Challenge: Starting at the first line of the data, print each line verbatim up to and including the line bearing "s.set_visible(False)", omitting pictures.
** Start of Provided material **
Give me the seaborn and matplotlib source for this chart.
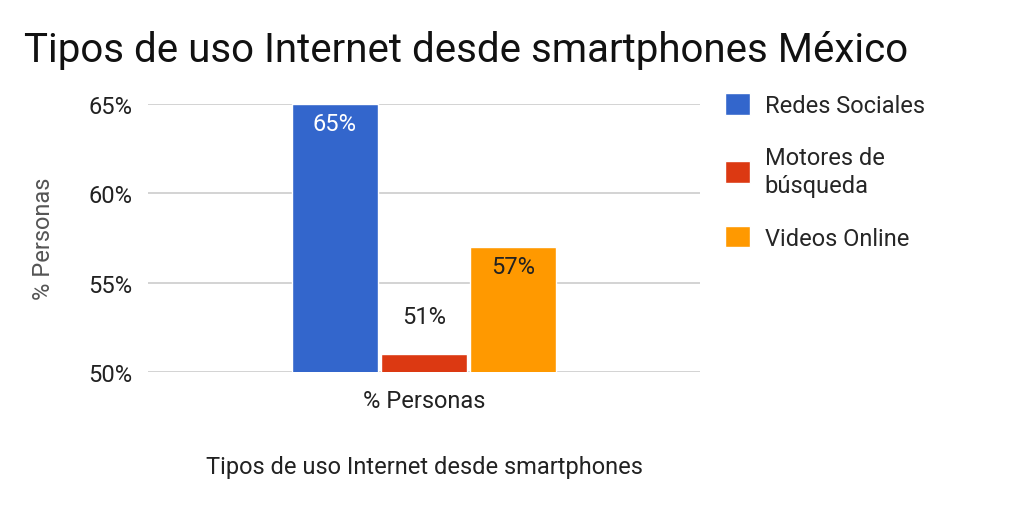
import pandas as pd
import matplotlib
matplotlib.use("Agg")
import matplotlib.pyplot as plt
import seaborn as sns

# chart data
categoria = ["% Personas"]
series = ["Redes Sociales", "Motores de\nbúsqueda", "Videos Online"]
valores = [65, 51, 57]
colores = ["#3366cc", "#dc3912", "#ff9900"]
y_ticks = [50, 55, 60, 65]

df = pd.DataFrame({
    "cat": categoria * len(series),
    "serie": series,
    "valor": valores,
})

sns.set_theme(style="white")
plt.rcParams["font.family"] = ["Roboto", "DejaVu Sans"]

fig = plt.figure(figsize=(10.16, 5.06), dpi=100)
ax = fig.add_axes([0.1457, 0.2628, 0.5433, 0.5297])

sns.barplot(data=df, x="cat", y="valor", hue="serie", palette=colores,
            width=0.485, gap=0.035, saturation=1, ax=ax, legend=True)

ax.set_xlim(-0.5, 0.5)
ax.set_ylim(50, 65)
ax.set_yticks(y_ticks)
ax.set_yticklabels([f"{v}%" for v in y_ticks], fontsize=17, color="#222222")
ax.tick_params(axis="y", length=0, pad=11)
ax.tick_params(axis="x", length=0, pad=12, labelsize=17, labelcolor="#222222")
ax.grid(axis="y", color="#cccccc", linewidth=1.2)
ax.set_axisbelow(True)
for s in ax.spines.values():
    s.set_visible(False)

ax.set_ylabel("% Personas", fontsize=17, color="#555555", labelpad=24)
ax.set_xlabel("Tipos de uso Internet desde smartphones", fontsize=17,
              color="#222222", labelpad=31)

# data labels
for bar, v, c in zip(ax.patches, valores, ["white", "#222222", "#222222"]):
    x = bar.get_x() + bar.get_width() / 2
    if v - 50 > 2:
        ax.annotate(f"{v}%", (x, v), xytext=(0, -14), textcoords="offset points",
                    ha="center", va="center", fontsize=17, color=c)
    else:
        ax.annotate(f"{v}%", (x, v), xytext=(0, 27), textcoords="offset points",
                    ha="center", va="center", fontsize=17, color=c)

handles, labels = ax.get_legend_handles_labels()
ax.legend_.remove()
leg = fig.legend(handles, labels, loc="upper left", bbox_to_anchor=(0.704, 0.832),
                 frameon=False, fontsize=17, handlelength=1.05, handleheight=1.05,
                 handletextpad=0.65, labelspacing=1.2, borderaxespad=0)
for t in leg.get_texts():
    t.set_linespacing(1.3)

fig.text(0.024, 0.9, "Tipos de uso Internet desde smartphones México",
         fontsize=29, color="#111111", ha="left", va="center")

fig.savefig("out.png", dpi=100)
** End of Provided material **
Response to this task:
Give me the seaborn and matplotlib source for this chart.
import pandas as pd
import matplotlib
matplotlib.use("Agg")
import matplotlib.pyplot as plt
import seaborn as sns

# chart data
categoria = ["% Personas"]
series = ["Redes Sociales", "Motores de\nbúsqueda", "Videos Online"]
valores = [65, 51, 57]
colores = ["#3366cc", "#dc3912", "#ff9900"]
y_ticks = [50, 55, 60, 65]

df = pd.DataFrame({
    "cat": categoria * len(series),
    "serie": series,
    "valor": valores,
})

sns.set_theme(style="white")
plt.rcParams["font.family"] = ["Roboto", "DejaVu Sans"]

fig = plt.figure(figsize=(10.16, 5.06), dpi=100)
ax = fig.add_axes([0.1457, 0.2628, 0.5433, 0.5297])

sns.barplot(data=df, x="cat", y="valor", hue="serie", palette=colores,
            width=0.485, gap=0.035, saturation=1, ax=ax, legend=True)

ax.set_xlim(-0.5, 0.5)
ax.set_ylim(50, 65)
ax.set_yticks(y_ticks)
ax.set_yticklabels([f"{v}%" for v in y_ticks], fontsize=17, color="#222222")
ax.tick_params(axis="y", length=0, pad=11)
ax.tick_params(axis="x", length=0, pad=12, labelsize=17, labelcolor="#222222")
ax.grid(axis="y", color="#cccccc", linewidth=1.2)
ax.set_axisbelow(True)
for s in ax.spines.values():
    s.set_visible(False)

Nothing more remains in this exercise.